In Chhattisgarh, Bastar’s dense jungles of bamboo, sal, teak, sheesam and high hills, valleys, streams, waterfalls and natural caves are considered to be the Maoists’ centre of gravity. Before splitting into three districts, Bastar was one of the largest districts in India, with an area of 39,114 sq km, greater than Kerala and some other countries like Belgium and Israel.

In southern Bastar, the Maoists have declared the Chintainer area as their Dandekaran state’s capital.

The ‘Red Corridor’ runs through the dense forest and tribal belt, from Nepal through Bihar, Jharkhand, Orissa, Chhattisgarh, Madhya Pradesh and all the way to Andhra Pradesh and to the upper reaches of Maharashtra, and some parts of Karnataka.

Inside their corridor, the Naxalites run a parallel government and vow to continue their fight against the state - a full-fledged war they call ‘people’s struggle’.

All the Left-wing militant organisations, including the Maoist Communist Centre (MCC) and the People’s War Group (PWG), after their merger are now operating under the flagship rebel party - CPI (Maoist).

The Maoist have come to be known as the Naxalism movement, which began as a small uprising of people in Naxalbari, West Bengal, decades ago. Today, their movement that follows Mao-tse-Tung’s socio-political ideology based on his thinking that ‘political power grows out of the barrel of a gun’ has become a big meance in various states.

Confidential Central intelligence inputs made available to all the Naxalite-affected states have issued an alert about the red rebels setting up ‘urban cells’ in certain pockets of sensitive places like New Delhi, Punjab, Haryana, Uttar Pradesh and Uttrakhand.

In the NCR, sources revealed that the Maoists are trying to catch the young talent in universities and in economically poor districts.

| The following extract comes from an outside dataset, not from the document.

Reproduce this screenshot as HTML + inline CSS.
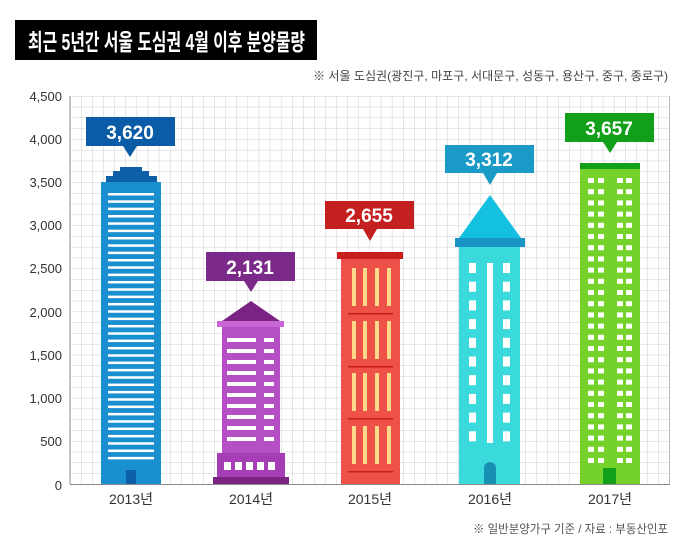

During the Gujjar agitation in Rajasthan, the Maoists attempted to penetrate it.

So far, the urban units in Chhattisgarh’s capital, Raipur, and elsewhere like the NCR are not indulging in violence. “But who knows the urban Naxals may start firing guns like Jammu and Kashmir terrorists,” observed Chhattisgarh’s Director General of Police Vishwa Ranjan.

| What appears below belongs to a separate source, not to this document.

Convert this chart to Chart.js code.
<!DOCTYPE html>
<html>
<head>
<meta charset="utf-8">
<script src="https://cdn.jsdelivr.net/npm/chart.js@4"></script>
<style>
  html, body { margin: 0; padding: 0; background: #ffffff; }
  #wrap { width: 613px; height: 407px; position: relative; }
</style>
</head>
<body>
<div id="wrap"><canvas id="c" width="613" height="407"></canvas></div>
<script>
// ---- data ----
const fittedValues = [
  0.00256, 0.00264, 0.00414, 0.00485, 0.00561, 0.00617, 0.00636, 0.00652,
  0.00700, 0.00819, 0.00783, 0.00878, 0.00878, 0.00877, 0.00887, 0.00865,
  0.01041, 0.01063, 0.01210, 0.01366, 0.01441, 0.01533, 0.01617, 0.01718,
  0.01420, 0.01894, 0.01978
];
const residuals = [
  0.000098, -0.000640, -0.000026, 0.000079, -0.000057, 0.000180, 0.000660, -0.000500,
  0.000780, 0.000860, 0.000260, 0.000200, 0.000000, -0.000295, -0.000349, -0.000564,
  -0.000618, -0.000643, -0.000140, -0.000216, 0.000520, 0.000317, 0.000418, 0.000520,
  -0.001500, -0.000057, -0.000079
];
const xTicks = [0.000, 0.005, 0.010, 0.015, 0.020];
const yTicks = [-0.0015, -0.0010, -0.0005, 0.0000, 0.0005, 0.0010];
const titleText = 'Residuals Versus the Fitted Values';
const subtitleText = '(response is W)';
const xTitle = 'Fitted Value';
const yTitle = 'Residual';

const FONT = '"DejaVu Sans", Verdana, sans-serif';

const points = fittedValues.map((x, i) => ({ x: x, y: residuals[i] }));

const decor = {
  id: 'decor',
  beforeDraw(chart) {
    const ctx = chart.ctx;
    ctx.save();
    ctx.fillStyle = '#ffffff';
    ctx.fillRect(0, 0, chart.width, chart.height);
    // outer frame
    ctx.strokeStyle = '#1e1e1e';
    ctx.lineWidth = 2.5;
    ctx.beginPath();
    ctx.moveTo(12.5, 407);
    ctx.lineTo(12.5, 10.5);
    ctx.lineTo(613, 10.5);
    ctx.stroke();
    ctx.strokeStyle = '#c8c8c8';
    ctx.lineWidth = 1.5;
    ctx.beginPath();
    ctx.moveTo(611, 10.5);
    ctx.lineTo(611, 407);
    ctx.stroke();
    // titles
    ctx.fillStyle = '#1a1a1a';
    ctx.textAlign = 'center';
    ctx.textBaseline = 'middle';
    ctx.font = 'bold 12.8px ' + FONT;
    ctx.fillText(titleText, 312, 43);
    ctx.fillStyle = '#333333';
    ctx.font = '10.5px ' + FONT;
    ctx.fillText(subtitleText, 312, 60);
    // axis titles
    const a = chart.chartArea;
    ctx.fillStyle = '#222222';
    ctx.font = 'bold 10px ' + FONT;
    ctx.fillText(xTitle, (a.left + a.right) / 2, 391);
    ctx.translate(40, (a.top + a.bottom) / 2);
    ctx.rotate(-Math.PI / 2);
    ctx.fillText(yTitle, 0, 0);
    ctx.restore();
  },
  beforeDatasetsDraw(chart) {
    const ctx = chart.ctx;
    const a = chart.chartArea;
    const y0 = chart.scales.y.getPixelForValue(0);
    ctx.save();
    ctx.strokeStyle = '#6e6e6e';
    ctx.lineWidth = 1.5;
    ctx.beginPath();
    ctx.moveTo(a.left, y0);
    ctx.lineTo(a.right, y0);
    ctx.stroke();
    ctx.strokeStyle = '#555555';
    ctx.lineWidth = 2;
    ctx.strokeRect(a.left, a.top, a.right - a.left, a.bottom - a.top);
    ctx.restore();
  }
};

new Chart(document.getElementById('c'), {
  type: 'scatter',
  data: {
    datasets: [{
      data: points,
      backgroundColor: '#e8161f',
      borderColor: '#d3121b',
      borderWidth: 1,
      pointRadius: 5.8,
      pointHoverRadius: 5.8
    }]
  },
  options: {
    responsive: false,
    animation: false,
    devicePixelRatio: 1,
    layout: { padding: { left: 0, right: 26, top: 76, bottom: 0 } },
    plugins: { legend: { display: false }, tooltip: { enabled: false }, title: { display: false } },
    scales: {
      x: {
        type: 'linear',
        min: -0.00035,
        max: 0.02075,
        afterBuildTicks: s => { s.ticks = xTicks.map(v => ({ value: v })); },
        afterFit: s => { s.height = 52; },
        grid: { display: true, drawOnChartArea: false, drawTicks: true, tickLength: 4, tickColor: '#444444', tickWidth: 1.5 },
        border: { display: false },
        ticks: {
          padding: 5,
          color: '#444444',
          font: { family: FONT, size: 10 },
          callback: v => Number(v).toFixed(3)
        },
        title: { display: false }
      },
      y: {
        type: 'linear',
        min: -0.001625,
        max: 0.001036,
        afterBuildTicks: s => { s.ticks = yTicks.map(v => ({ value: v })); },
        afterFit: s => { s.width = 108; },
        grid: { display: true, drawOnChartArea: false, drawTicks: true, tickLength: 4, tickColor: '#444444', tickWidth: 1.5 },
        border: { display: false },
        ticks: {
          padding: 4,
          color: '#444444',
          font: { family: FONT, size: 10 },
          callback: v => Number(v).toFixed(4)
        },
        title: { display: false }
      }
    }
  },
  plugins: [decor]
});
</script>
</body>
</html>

The Central intelligence reports have also issued a warning that the Maoists are now in the process of identifying ‘new operational areas’ across the country. They are keenly looking at industrial belts, where big corporate houses are planning to set up the Special Economic Zones (SEZs), an easy target to launch violent agitation.

A seized Maoist document reveals how the Naxals had made the scene hot in West Bengal’s Nandigram and Singur, where the Tatas wanted to set up the small car ‘Nano’ factory. The state police is currently busy in ‘reclaiming’ Lalgarh. Sources said the Maoists are now giving a priority to Mumbai-Surat road, where new industries are mushrooming.

“Not everyone in the urban network is a Maoist. There are genuine civil liberty activists, Gandhians, writers, poets, and journalists, members of many so-called human rights organisations, NGOs and artists who have inadvertently got linked to the Maoist network. Indeed, it is astonishing how they are not able to see the Maoists’ gruesome violence in Chhattisgarh, Bihar, Jharkhand, Orissa, West Bengal, Maharashtra and Andhra Pradesh,” said Ranjan.

The Central Committee of the CPI (Maoist) has published a secret red book ‘Strategy and Tactics of the Indian Revolution’, which is said to be the Naxals’ Bible. The book says: “The central task of the revolution is seizure of political power through protracted People’s war.”

Talking about supporting sub-national movements in India, the boook says: “Lakhs of enemy’s armed troops have been deployed since long in J&K and the north-eastern states. More and more nationalities may come into armed confrontation with the reactionary Indian state?, so it will be difficult for the Indian ruling classes to mobilise all their armed forces against our revolutionary war.” It further says the urban areas are one of the main sources which provide cadre and leadership having various types of capabilities essential for people’s war.